EXERCISE AIM:
Keep the images out and copy every entry below exactly.

-- begin --

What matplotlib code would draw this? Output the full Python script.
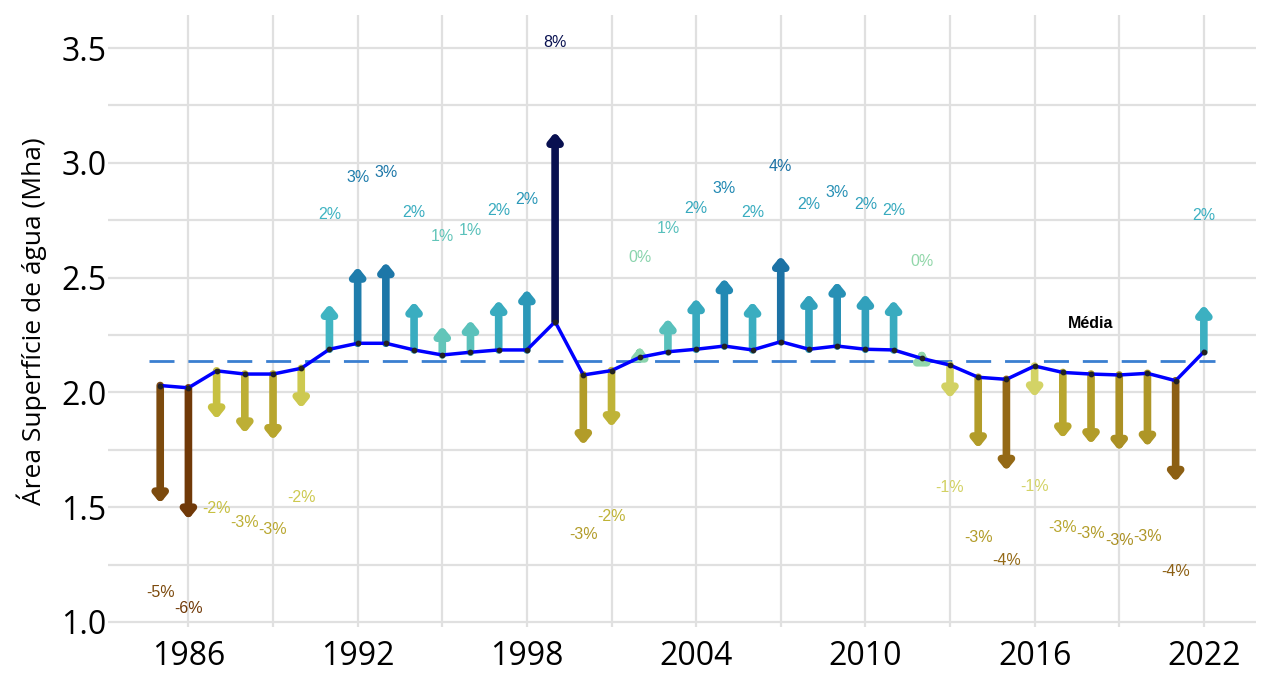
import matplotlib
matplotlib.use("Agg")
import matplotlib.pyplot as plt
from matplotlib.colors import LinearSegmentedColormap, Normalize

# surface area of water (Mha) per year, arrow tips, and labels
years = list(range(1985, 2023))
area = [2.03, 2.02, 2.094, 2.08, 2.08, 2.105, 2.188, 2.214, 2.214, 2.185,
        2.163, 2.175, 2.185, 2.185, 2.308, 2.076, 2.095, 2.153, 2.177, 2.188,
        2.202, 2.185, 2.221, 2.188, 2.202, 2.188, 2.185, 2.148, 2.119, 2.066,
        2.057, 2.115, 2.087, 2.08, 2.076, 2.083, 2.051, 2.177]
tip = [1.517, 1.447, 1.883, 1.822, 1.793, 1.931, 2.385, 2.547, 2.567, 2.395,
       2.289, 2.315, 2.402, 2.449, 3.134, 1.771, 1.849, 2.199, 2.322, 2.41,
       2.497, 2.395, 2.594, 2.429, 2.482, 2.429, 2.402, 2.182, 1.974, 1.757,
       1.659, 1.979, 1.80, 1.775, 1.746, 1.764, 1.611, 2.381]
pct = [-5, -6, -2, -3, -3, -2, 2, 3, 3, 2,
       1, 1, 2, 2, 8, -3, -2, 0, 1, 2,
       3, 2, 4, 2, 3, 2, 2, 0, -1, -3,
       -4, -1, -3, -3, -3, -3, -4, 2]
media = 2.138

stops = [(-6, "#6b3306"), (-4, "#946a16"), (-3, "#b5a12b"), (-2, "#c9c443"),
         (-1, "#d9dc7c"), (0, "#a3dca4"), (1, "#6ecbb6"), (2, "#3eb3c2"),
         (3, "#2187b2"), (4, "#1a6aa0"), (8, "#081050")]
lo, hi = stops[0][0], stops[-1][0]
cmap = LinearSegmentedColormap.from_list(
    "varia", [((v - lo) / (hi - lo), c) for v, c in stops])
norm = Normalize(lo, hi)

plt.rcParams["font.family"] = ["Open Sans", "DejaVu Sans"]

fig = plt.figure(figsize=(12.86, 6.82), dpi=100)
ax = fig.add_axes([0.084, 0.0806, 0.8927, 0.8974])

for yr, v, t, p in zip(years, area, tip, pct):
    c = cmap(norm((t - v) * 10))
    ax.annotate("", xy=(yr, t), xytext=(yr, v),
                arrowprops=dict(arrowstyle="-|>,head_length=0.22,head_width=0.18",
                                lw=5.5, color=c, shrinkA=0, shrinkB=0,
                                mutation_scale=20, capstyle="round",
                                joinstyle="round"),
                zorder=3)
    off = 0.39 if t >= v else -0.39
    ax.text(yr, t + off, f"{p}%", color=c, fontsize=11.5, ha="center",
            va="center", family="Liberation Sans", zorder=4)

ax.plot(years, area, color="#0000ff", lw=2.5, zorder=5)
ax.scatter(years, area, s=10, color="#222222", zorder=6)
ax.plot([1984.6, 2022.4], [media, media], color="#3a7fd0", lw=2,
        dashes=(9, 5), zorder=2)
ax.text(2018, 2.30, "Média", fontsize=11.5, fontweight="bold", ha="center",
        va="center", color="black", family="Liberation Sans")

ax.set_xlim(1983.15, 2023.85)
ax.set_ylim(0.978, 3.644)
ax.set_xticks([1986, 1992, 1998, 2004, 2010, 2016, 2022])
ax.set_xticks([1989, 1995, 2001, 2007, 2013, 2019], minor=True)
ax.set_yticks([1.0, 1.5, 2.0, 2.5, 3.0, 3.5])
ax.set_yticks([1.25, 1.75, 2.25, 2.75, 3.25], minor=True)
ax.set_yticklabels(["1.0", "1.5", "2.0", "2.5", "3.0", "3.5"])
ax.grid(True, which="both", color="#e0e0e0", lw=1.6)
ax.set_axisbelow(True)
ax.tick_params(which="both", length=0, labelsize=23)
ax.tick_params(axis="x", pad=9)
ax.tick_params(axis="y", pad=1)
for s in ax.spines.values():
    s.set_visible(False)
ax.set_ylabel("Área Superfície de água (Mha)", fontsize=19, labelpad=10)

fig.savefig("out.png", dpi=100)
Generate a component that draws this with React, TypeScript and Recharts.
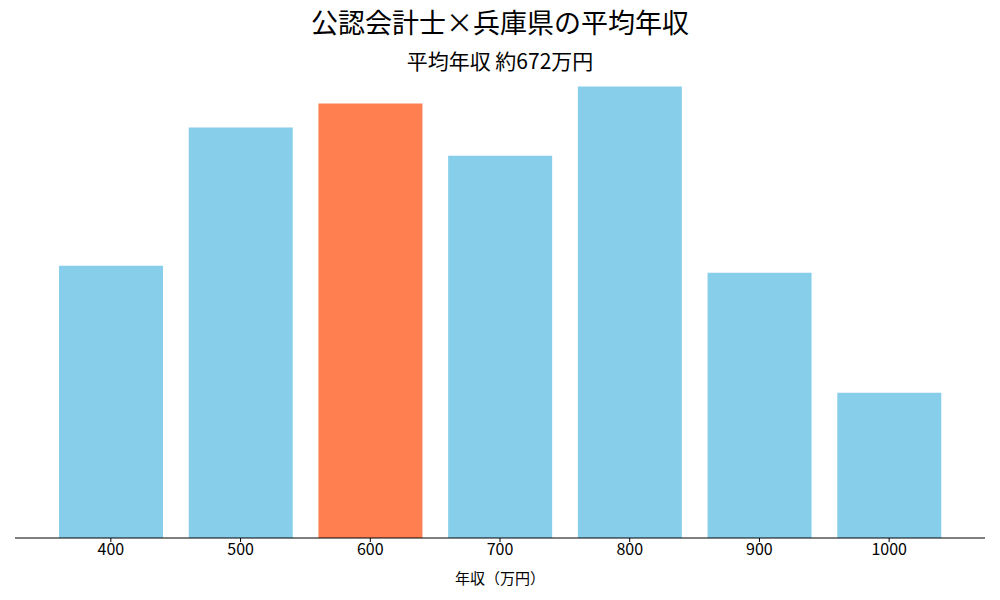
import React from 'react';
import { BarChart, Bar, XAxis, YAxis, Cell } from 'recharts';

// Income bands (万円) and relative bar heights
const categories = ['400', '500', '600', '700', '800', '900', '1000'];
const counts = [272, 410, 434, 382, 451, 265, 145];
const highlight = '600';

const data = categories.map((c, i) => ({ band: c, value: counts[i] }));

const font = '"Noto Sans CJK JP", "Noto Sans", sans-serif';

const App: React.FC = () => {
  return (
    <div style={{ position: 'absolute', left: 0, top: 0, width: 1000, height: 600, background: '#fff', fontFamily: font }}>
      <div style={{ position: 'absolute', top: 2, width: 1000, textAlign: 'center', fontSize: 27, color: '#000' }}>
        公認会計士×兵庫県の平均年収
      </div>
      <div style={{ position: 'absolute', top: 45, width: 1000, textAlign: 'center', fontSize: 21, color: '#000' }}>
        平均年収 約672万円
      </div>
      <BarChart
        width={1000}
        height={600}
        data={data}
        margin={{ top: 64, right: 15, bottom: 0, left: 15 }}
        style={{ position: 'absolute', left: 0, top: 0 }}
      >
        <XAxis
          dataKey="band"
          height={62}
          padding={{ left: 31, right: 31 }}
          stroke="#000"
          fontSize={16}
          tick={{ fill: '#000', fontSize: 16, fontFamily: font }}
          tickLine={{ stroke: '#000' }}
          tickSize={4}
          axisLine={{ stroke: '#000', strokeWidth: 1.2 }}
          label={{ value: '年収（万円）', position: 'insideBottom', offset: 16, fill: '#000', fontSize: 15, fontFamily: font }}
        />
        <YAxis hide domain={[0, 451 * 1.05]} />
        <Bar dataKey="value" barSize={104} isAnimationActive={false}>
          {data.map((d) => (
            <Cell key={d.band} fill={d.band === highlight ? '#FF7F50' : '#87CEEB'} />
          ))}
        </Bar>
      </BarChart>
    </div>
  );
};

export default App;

-- end --

OUTPUT FOR THIS TASK:
What matplotlib code would draw this? Output the full Python script.
import matplotlib
matplotlib.use("Agg")
import matplotlib.pyplot as plt
from matplotlib.colors import LinearSegmentedColormap, Normalize

# surface area of water (Mha) per year, arrow tips, and labels
years = list(range(1985, 2023))
area = [2.03, 2.02, 2.094, 2.08, 2.08, 2.105, 2.188, 2.214, 2.214, 2.185,
        2.163, 2.175, 2.185, 2.185, 2.308, 2.076, 2.095, 2.153, 2.177, 2.188,
        2.202, 2.185, 2.221, 2.188, 2.202, 2.188, 2.185, 2.148, 2.119, 2.066,
        2.057, 2.115, 2.087, 2.08, 2.076, 2.083, 2.051, 2.177]
tip = [1.517, 1.447, 1.883, 1.822, 1.793, 1.931, 2.385, 2.547, 2.567, 2.395,
       2.289, 2.315, 2.402, 2.449, 3.134, 1.771, 1.849, 2.199, 2.322, 2.41,
       2.497, 2.395, 2.594, 2.429, 2.482, 2.429, 2.402, 2.182, 1.974, 1.757,
       1.659, 1.979, 1.80, 1.775, 1.746, 1.764, 1.611, 2.381]
pct = [-5, -6, -2, -3, -3, -2, 2, 3, 3, 2,
       1, 1, 2, 2, 8, -3, -2, 0, 1, 2,
       3, 2, 4, 2, 3, 2, 2, 0, -1, -3,
       -4, -1, -3, -3, -3, -3, -4, 2]
media = 2.138

stops = [(-6, "#6b3306"), (-4, "#946a16"), (-3, "#b5a12b"), (-2, "#c9c443"),
         (-1, "#d9dc7c"), (0, "#a3dca4"), (1, "#6ecbb6"), (2, "#3eb3c2"),
         (3, "#2187b2"), (4, "#1a6aa0"), (8, "#081050")]
lo, hi = stops[0][0], stops[-1][0]
cmap = LinearSegmentedColormap.from_list(
    "varia", [((v - lo) / (hi - lo), c) for v, c in stops])
norm = Normalize(lo, hi)

plt.rcParams["font.family"] = ["Open Sans", "DejaVu Sans"]

fig = plt.figure(figsize=(12.86, 6.82), dpi=100)
ax = fig.add_axes([0.084, 0.0806, 0.8927, 0.8974])

for yr, v, t, p in zip(years, area, tip, pct):
    c = cmap(norm((t - v) * 10))
    ax.annotate("", xy=(yr, t), xytext=(yr, v),
                arrowprops=dict(arrowstyle="-|>,head_length=0.22,head_width=0.18",
                                lw=5.5, color=c, shrinkA=0, shrinkB=0,
                                mutation_scale=20, capstyle="round",
                                joinstyle="round"),
                zorder=3)
    off = 0.39 if t >= v else -0.39
    ax.text(yr, t + off, f"{p}%", color=c, fontsize=11.5, ha="center",
            va="center", family="Liberation Sans", zorder=4)

ax.plot(years, area, color="#0000ff", lw=2.5, zorder=5)
ax.scatter(years, area, s=10, color="#222222", zorder=6)
ax.plot([1984.6, 2022.4], [media, media], color="#3a7fd0", lw=2,
        dashes=(9, 5), zorder=2)
ax.text(2018, 2.30, "Média", fontsize=11.5, fontweight="bold", ha="center",
        va="center", color="black", family="Liberation Sans")

ax.set_xlim(1983.15, 2023.85)
ax.set_ylim(0.978, 3.644)
ax.set_xticks([1986, 1992, 1998, 2004, 2010, 2016, 2022])
ax.set_xticks([1989, 1995, 2001, 2007, 2013, 2019], minor=True)
ax.set_yticks([1.0, 1.5, 2.0, 2.5, 3.0, 3.5])
ax.set_yticks([1.25, 1.75, 2.25, 2.75, 3.25], minor=True)
ax.set_yticklabels(["1.0", "1.5", "2.0", "2.5", "3.0", "3.5"])
ax.grid(True, which="both", color="#e0e0e0", lw=1.6)
ax.set_axisbelow(True)
ax.tick_params(which="both", length=0, labelsize=23)
ax.tick_params(axis="x", pad=9)
ax.tick_params(axis="y", pad=1)
for s in ax.spines.values():
    s.set_visible(False)
ax.set_ylabel("Área Superfície de água (Mha)", fontsize=19, labelpad=10)

fig.savefig("out.png", dpi=100)
Generate a component that draws this with React, TypeScript and Recharts.
import React from 'react';
import { BarChart, Bar, XAxis, YAxis, Cell } from 'recharts';

// Income bands (万円) and relative bar heights
const categories = ['400', '500', '600', '700', '800', '900', '1000'];
const counts = [272, 410, 434, 382, 451, 265, 145];
const highlight = '600';

const data = categories.map((c, i) => ({ band: c, value: counts[i] }));

const font = '"Noto Sans CJK JP", "Noto Sans", sans-serif';

const App: React.FC = () => {
  return (
    <div style={{ position: 'absolute', left: 0, top: 0, width: 1000, height: 600, background: '#fff', fontFamily: font }}>
      <div style={{ position: 'absolute', top: 2, width: 1000, textAlign: 'center', fontSize: 27, color: '#000' }}>
        公認会計士×兵庫県の平均年収
      </div>
      <div style={{ position: 'absolute', top: 45, width: 1000, textAlign: 'center', fontSize: 21, color: '#000' }}>
        平均年収 約672万円
      </div>
      <BarChart
        width={1000}
        height={600}
        data={data}
        margin={{ top: 64, right: 15, bottom: 0, left: 15 }}
        style={{ position: 'absolute', left: 0, top: 0 }}
      >
        <XAxis
          dataKey="band"
          height={62}
          padding={{ left: 31, right: 31 }}
          stroke="#000"
          fontSize={16}
          tick={{ fill: '#000', fontSize: 16, fontFamily: font }}
          tickLine={{ stroke: '#000' }}
          tickSize={4}
          axisLine={{ stroke: '#000', strokeWidth: 1.2 }}
          label={{ value: '年収（万円）', position: 'insideBottom', offset: 16, fill: '#000', fontSize: 15, fontFamily: font }}
        />
        <YAxis hide domain={[0, 451 * 1.05]} />
        <Bar dataKey="value" barSize={104} isAnimationActive={false}>
          {data.map((d) => (
            <Cell key={d.band} fill={d.band === highlight ? '#FF7F50' : '#87CEEB'} />
          ))}
        </Bar>
      </BarChart>
    </div>
  );
};

export default App;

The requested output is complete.